I'm currently using ExpressJS for that, but it feels overkill..

2 comments

I think these are meant for development setups, which you normally run in a localhost context, meaning you most likely won't have to deal with CORS.

But, if you still need it, the http-server program has a --cors flag to enable wildcard CORS.

You could still want CORS if, for example, you're testing a front-end service that typically calls out to a remote resource. Maybe you typically deploy both same-origin in production, but for dev you want to be able to feed it some specific data. In this case a different port would require CORS.

There are lots of ways around this (put the files in your static folder, embed it into the file you're debugging, use a library which provides mock data, probably more), but it's not inconceivable to just want to be able to point the 'api' configuration param to localhost on a different port so you can just feed it json files from a directory that already has the data you want.

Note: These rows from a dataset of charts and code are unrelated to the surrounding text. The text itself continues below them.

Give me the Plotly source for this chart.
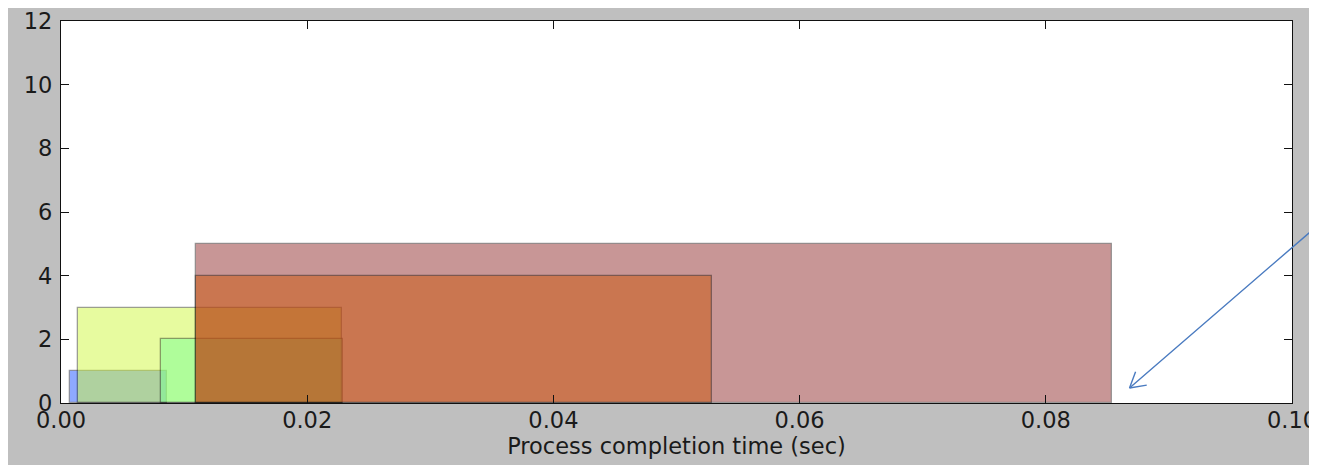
import math
import plotly.graph_objects as go

# Data
starts = [0.0007, 0.0014, 0.0081, 0.0110, 0.0110]
ends = [0.0086, 0.0228, 0.0229, 0.0854, 0.0529]
heights = [1, 3, 2, 5, 4]
colors = ["rgb(31,85,255)", "rgb(209,249,65)", "rgb(120,255,150)",
          "rgb(147,47,47)", "rgb(204,88,12)"]
x_ticks = [0.0, 0.02, 0.04, 0.06, 0.08, 0.10]
y_ticks = [0, 2, 4, 6, 8, 10, 12]
arrow_point = (0.0868, 0.47)
x_title = "Process completion time (sec)"

fig = go.Figure()
for s, e, h, c in zip(starts, ends, heights, colors):
    fig.add_trace(go.Bar(
        x=[s], y=[h], base=0, offset=0, width=[e - s],
        marker=dict(color=c, line=dict(color="rgba(0,0,0,0.75)", width=1.3)),
        opacity=0.5, showlegend=False, hoverinfo="skip",
    ))

font = dict(family="DejaVu Sans", size=22.5, color="#1a1a1a")
axis_common = dict(
    showgrid=False, zeroline=False, showline=True, linecolor="#111",
    linewidth=1.3, mirror="ticks", ticks="inside", ticklen=8,
    tickcolor="#111", tickwidth=1, tickfont=font, ticklabeloverflow="allow",
)

# arrow: shaft + open V head (styling)
shaft_dx, shaft_dy = 196, -162
ang = math.atan2(shaft_dy, shaft_dx)
head_len, head_ang = 19, math.radians(30)
arrow_style = dict(xref="x", yref="y", text="", showarrow=True, arrowhead=0,
                   arrowwidth=1.4, arrowcolor="#4a7bc0", standoff=0)
annotations = [dict(x=arrow_point[0], y=arrow_point[1],
                    ax=shaft_dx, ay=shaft_dy, **arrow_style)]
for sgn in (-1, 1):
    a = ang + sgn * head_ang
    annotations.append(dict(x=arrow_point[0], y=arrow_point[1],
                            ax=head_len * math.cos(a), ay=head_len * math.sin(a),
                            **arrow_style))

fig.update_layout(
    width=1309, height=457,
    margin=dict(l=53, r=25, t=13, b=62, autoexpand=False),
    paper_bgcolor="#bfbfbf", plot_bgcolor="white",
    barmode="overlay", bargap=0,
    font=font,
    xaxis=dict(range=[0, 0.1], tickvals=x_ticks,
               ticktext=[f"{v:.2f}" for v in x_ticks],
               ticklabelstandoff=-3,
               title=dict(text=x_title, font=font, standoff=2), **axis_common),
    yaxis=dict(range=[0, 12], tickvals=y_ticks,
               ticklabelstandoff=3,
               ticktext=[str(v) for v in y_ticks], **axis_common),
    annotations=annotations,
)
fig.write_html("out.html")
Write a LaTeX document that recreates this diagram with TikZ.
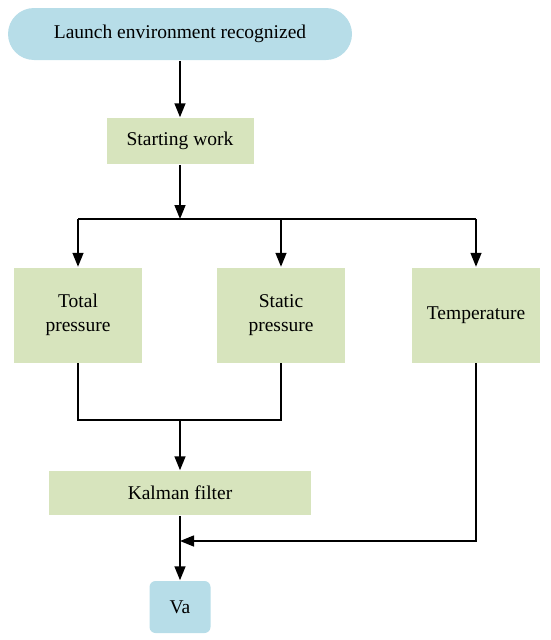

No, you misunderstand how CORS works. CORS (the allowance of CORS to be precise) is up to the server you're request data from, not your own local instance.

So if you're hosting a frontend, you can use whatever you want to host that frontend. It's up to the backend you're connecting to, to set the right headers to allow your quests. Then you're no longer using static file servers (probably) but rather some custom built/framework where you can easily set the headers you want.

I don't think I am.

If I'm testing a react app on localhost:3000, and it normally calls out to an api of mine also, I may want to feed it some dummy data. Let's say I use python http.serve on port 5000 in a directory with files in a subdirectory `api` with files `users` and `posts` (which contain JSON data representative of the API response). I then set my react app to use localhost:5000 as the api.

The react app will then make the requests to the api such as `localhost:5000/api/users` and `localhost:5000/api/posts`. The server will respond with the data; however, if the header `Access-Control-Allow-Origin: http://localhost:3000` isn't set, the browser will block this data (probably? unless there are exceptions for localhost)

Thanks!! I'll try it again, the last time I did I thought it was not allowing the right setting, but yeah a wildcard CORS should be enough of course.
>but yeah a wildcard CORS should be enough of course.

You mean that isn't the production default?